Widespread flooding has crippled agricultural centers and killed dozens as heavy rains continue across Southeast Asia.
Nineteen people were killed in southern Thailand in the past week, raising to 35 the death toll in the region's worst floods in nearly 30 years, the Thai Interior Ministry said yesterday.
Relief agencies rushed food, clothes and blankets to nine provinces, including three bordering Malaysia, where more than 700,000 people have been affected, the ministry said.
In Malaysia, six people have died in Kelantan, the worst affected of four northern states hit by floods since Friday, the government said.
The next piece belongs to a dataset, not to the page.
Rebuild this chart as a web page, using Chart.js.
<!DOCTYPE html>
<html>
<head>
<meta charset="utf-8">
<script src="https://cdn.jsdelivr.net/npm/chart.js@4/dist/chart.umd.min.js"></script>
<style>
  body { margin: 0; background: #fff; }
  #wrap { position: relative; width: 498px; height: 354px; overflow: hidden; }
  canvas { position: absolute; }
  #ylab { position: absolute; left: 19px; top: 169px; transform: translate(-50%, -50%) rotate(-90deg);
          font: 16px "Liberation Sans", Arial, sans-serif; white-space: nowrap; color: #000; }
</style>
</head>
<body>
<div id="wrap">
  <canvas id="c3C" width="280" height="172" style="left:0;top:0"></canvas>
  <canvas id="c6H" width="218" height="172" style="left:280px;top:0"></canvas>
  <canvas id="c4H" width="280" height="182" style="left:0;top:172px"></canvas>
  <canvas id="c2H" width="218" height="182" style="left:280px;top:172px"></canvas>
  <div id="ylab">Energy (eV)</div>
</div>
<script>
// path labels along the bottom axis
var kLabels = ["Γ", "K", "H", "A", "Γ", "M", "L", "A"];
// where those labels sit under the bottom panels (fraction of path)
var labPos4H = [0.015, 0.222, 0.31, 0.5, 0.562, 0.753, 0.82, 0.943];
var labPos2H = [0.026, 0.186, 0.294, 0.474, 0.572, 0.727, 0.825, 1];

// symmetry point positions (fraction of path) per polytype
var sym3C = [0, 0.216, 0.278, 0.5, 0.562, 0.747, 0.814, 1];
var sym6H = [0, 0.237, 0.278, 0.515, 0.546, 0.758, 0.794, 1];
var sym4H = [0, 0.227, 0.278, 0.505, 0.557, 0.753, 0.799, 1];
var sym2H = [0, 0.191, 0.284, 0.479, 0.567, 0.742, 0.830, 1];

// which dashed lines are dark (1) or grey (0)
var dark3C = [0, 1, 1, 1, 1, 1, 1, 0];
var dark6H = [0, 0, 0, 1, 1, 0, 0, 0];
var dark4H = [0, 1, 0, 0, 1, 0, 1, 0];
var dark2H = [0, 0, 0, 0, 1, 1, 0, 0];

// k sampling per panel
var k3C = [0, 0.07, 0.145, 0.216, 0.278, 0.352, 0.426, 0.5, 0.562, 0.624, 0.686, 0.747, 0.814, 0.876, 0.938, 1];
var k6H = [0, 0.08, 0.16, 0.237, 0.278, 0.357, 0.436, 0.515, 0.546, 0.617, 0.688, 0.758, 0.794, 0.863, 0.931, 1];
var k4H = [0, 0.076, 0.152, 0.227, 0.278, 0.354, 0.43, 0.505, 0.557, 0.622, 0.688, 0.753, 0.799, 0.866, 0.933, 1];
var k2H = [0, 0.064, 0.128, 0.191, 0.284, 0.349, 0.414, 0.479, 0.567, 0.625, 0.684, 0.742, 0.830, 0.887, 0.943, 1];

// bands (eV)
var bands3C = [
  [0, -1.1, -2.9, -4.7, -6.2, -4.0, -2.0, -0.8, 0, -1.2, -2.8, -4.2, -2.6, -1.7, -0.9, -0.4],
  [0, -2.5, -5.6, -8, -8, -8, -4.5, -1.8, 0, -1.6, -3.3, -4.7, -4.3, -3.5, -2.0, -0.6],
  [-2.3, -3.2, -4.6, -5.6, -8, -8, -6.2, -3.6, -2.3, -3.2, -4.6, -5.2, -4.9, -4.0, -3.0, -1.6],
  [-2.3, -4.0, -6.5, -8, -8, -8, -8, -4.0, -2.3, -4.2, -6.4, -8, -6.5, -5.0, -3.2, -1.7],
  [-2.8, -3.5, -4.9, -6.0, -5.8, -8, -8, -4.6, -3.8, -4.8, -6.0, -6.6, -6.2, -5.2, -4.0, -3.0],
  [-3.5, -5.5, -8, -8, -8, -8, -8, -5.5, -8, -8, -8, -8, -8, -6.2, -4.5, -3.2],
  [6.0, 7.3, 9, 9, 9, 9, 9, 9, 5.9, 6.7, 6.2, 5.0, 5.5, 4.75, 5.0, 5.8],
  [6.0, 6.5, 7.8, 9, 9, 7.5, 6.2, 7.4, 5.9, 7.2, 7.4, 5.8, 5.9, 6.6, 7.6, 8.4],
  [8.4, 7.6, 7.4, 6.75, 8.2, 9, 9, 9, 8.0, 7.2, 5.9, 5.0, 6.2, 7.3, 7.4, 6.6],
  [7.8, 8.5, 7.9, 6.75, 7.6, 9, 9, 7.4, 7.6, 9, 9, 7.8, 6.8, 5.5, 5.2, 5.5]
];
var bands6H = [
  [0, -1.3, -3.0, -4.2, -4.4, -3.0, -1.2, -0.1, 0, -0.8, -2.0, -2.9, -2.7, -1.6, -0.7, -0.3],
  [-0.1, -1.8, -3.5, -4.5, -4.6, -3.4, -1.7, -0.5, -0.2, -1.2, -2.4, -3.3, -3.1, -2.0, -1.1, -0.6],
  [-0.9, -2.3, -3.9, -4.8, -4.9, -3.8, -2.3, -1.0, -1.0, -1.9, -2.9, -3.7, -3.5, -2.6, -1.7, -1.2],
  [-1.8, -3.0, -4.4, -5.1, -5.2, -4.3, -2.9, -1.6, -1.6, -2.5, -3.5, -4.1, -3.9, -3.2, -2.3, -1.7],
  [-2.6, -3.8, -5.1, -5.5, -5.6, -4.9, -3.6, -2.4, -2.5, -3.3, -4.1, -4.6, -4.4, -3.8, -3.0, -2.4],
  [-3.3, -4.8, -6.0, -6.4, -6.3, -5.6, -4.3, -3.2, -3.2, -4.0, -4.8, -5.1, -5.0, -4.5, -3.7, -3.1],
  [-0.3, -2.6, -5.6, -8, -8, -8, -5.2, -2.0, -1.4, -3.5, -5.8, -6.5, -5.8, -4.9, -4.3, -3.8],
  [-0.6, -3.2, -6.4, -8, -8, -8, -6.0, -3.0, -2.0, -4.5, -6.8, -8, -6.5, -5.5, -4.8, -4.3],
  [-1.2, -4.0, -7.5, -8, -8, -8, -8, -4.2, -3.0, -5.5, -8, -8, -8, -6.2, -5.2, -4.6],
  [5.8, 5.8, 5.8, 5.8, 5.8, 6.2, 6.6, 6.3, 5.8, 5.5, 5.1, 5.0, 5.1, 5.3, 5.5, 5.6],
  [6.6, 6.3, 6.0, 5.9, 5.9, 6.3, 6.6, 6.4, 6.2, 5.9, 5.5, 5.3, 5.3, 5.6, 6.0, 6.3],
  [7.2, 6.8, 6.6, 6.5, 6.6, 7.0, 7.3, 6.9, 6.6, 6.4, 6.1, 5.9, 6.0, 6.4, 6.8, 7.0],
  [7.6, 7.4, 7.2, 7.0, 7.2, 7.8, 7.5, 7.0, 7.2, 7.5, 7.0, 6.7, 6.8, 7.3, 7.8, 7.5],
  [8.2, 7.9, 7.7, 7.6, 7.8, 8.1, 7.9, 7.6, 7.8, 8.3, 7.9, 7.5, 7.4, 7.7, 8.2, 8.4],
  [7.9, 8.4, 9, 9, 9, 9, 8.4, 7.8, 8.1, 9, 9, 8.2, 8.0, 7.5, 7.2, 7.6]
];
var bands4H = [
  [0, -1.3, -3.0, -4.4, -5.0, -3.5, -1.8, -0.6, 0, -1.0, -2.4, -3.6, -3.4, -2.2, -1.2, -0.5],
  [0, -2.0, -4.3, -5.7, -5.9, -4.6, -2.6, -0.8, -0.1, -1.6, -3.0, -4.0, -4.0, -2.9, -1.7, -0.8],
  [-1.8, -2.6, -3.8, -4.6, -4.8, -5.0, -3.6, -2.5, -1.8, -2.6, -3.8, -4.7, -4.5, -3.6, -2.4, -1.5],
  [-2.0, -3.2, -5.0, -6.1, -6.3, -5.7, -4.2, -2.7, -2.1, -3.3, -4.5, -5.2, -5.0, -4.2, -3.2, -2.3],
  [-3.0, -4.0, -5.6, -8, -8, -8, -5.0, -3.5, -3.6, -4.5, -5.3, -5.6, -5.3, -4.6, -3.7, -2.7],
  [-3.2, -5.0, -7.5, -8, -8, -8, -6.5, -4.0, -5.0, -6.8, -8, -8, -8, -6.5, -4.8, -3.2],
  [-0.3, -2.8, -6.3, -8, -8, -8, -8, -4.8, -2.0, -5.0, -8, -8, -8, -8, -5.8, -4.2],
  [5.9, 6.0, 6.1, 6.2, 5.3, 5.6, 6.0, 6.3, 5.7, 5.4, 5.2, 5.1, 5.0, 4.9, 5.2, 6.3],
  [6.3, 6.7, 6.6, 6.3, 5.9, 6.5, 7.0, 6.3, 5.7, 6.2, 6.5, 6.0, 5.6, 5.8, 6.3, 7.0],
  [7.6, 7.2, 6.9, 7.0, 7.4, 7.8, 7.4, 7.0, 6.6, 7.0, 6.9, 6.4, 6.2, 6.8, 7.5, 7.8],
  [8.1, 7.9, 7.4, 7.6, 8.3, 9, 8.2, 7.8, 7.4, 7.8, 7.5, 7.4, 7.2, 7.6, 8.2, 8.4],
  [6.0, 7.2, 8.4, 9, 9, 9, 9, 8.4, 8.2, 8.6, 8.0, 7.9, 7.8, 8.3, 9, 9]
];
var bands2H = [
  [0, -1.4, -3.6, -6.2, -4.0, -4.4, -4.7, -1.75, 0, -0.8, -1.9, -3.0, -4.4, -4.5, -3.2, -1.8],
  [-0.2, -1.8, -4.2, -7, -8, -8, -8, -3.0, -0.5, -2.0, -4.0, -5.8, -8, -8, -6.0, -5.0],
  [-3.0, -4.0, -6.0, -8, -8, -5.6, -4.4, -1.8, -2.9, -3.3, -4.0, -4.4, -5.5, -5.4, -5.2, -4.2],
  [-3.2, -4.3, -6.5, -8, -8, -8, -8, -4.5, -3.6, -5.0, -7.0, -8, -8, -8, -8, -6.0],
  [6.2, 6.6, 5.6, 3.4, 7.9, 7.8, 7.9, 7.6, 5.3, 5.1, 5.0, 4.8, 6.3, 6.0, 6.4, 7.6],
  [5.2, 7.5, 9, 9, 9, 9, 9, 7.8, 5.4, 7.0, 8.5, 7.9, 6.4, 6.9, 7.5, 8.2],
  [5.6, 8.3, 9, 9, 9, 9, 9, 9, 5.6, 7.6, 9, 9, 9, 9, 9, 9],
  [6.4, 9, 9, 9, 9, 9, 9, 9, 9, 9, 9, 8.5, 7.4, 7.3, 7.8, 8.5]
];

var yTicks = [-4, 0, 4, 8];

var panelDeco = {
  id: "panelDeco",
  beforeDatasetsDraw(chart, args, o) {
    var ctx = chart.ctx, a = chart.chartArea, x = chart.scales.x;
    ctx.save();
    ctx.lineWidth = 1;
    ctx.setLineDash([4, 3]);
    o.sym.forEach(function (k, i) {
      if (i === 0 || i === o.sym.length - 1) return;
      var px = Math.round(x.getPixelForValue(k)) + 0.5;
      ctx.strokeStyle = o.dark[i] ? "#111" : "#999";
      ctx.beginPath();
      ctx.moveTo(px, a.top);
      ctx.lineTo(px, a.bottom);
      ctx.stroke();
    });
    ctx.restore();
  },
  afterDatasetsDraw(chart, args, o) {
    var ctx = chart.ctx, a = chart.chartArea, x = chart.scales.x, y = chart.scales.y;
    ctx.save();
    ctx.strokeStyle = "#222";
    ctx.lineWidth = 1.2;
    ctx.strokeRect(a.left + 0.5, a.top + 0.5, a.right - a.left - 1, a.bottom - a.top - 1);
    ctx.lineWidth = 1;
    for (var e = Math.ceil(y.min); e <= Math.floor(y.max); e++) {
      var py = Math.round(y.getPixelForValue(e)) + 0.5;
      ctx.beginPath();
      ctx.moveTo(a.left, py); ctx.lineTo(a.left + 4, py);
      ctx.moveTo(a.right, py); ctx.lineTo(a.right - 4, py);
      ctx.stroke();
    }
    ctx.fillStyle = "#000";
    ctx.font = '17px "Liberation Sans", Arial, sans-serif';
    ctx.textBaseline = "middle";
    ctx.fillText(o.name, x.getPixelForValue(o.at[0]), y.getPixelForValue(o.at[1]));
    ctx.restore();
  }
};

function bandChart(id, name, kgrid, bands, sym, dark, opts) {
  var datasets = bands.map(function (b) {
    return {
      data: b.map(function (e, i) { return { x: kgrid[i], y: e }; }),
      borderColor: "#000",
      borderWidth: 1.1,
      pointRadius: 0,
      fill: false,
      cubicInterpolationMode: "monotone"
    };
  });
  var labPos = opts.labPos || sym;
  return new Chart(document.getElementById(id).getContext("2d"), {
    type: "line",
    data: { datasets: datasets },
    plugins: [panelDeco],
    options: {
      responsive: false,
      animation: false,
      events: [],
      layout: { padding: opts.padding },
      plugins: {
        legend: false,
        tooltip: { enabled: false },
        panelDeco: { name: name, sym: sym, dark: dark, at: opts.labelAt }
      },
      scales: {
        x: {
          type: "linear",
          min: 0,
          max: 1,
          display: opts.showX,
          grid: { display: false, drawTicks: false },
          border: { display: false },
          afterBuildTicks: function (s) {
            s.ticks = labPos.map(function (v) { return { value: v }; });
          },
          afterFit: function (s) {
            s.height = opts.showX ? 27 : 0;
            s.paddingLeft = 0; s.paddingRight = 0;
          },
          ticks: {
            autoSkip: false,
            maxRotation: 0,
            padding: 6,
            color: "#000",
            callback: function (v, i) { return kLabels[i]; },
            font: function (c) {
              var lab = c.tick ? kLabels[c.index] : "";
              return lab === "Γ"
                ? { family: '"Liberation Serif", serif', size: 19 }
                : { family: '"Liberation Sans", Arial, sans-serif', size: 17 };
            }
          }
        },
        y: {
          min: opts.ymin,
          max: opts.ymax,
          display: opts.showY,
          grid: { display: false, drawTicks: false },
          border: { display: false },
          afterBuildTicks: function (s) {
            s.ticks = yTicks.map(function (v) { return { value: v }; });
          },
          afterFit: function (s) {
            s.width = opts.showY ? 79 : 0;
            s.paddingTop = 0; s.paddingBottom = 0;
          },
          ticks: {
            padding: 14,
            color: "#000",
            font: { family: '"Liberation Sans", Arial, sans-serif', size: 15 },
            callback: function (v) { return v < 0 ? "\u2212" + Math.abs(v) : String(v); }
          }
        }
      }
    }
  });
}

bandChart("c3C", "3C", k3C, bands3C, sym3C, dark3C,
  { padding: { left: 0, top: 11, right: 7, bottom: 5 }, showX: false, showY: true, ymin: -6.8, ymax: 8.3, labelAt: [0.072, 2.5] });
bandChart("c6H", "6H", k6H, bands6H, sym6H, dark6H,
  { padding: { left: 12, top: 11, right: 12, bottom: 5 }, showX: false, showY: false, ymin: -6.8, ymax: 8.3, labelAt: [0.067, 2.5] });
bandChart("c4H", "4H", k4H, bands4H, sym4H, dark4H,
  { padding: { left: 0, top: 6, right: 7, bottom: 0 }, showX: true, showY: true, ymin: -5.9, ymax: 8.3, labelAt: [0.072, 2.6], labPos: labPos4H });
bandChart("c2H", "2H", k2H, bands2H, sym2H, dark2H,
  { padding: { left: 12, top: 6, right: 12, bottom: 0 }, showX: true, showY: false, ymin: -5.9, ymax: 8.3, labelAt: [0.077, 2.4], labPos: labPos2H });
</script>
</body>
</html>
About 30,000 people were evacuated in the four states, but many have returned home as floodwaters receded in some areas.
Thai Prime Minister Thaksin Shinawatra was criticized for not touring the flooded deep south where his ruling Thai Rak Thai Party was trounced in general elections earlier this year.
"I follow the flood reports every two to three hours and have instructed relief officials to do their best. I will visit the provinces if necessary. But for now, I am sending out relief instructions by phone," he told reporters in Bangkok.
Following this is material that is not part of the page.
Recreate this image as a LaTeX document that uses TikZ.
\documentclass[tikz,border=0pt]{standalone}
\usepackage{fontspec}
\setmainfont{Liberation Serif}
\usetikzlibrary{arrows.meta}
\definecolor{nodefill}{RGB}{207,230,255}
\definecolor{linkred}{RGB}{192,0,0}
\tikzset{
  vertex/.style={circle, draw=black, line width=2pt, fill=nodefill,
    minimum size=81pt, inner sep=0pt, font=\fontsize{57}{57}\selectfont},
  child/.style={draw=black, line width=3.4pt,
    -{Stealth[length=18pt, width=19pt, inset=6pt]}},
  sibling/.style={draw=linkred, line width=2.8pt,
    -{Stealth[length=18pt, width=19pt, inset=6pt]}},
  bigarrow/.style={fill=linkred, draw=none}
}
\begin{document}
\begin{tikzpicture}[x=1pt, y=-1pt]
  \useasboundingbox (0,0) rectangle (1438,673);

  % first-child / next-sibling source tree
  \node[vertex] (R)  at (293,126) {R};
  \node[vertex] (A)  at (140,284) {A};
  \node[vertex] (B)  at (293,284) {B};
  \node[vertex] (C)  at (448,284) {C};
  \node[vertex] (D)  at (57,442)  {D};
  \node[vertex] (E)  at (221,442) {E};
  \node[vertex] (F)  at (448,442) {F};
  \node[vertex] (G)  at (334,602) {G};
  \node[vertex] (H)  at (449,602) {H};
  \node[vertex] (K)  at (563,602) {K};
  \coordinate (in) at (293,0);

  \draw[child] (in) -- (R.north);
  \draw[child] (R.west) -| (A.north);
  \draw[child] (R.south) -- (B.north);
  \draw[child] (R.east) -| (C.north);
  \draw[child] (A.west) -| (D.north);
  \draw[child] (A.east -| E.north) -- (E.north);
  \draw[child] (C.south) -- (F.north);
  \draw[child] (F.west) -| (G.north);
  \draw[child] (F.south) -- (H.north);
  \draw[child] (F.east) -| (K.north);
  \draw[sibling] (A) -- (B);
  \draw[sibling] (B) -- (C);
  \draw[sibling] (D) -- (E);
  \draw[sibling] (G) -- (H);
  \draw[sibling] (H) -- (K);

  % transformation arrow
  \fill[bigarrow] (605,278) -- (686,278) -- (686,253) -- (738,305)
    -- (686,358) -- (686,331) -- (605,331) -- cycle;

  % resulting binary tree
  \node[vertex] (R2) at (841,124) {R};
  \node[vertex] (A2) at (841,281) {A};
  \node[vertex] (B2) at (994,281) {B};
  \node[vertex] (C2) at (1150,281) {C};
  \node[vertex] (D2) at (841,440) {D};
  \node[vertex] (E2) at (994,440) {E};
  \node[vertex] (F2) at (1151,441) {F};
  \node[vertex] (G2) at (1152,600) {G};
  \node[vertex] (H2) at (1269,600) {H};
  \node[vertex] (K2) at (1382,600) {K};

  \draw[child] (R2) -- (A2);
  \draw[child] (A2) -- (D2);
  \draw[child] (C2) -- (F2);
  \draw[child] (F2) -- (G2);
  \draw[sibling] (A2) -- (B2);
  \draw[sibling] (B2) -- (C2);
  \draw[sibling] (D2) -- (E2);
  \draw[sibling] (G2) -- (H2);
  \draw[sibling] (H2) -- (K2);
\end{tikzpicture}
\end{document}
The flooding prompted former prime minister Chuan Leekpai, a member of the opposition Democrat Party, to delay a planned trip to Myanmar this week and fly to the embattled region.
The floods, brought by heavy seasonal tropical rains, have damaged 14 bridges, cut 463 roads and inundated 15,000 hectares of farmland, including vast stretches of rubber plantations, the Interior Ministry said.
Floods have also killed six more people in Vietnam's Central Highlands coffee belt, taking the death toll in the central region to 60 over the last 10 days, but officials said yesterday that the important coffee crop was not affected.
The six, two of them children, drowned as heavy rains triggered floods in the eastern and southeastern parts of Daklak Province, which are not key coffee growing areas, an official at Daklak's disaster management department said.
Irrigation projects suffered damage and more than 1,100 homes were inundated in the districts of Ea Kar, Krong Bong and Krong Ana.
A total of 54 people have died in floods that struck five central coastal provinces since early last week, 40 of them in the provinces of Khanh Hoa and Phu Yen near Daklak, the government's floods and storms committee said.
Meanwhile, the drowning death of a man in northern Malaysia brought that country's death toll in recent flooding to seven on Wednesday, while two people were missing and 30,000 put up in relief centers, reports said.
A 40-year-old fisherman in northeastern Kelantan state drowned when his boat overturned as he and two friends were rowing to their homes to salvage their belongings, the Star newspaper reported. Six other people have died in what has been described as the worst flooding in northern Malaysia in three decades.
A total of 29,180 people were evacuated in five states, the New Straits Times report said.
In the Philippines, three villagers drowned in flooding that has engulfed several central provinces after days of heavy rains, bringing the death toll to nine, the military said on Tuesday.
Despite improving weather, nearly 13,000 people remained in evacuation centers in the agricultural region, mostly in the hard-hit province of Oriental Mindoro, awaiting floodwaters to ease in their villages and farms, according to a statement from the military's Office of Civil Defense.
A nine-year-old girl was found dead on Saturday in a village in Irosin town in Sorsogon province after her family's house was swept away by rampaging floodwaters, while a 14-year-old boy was swept away in the tourist town of Kalibo in Aklan Province, the statement said.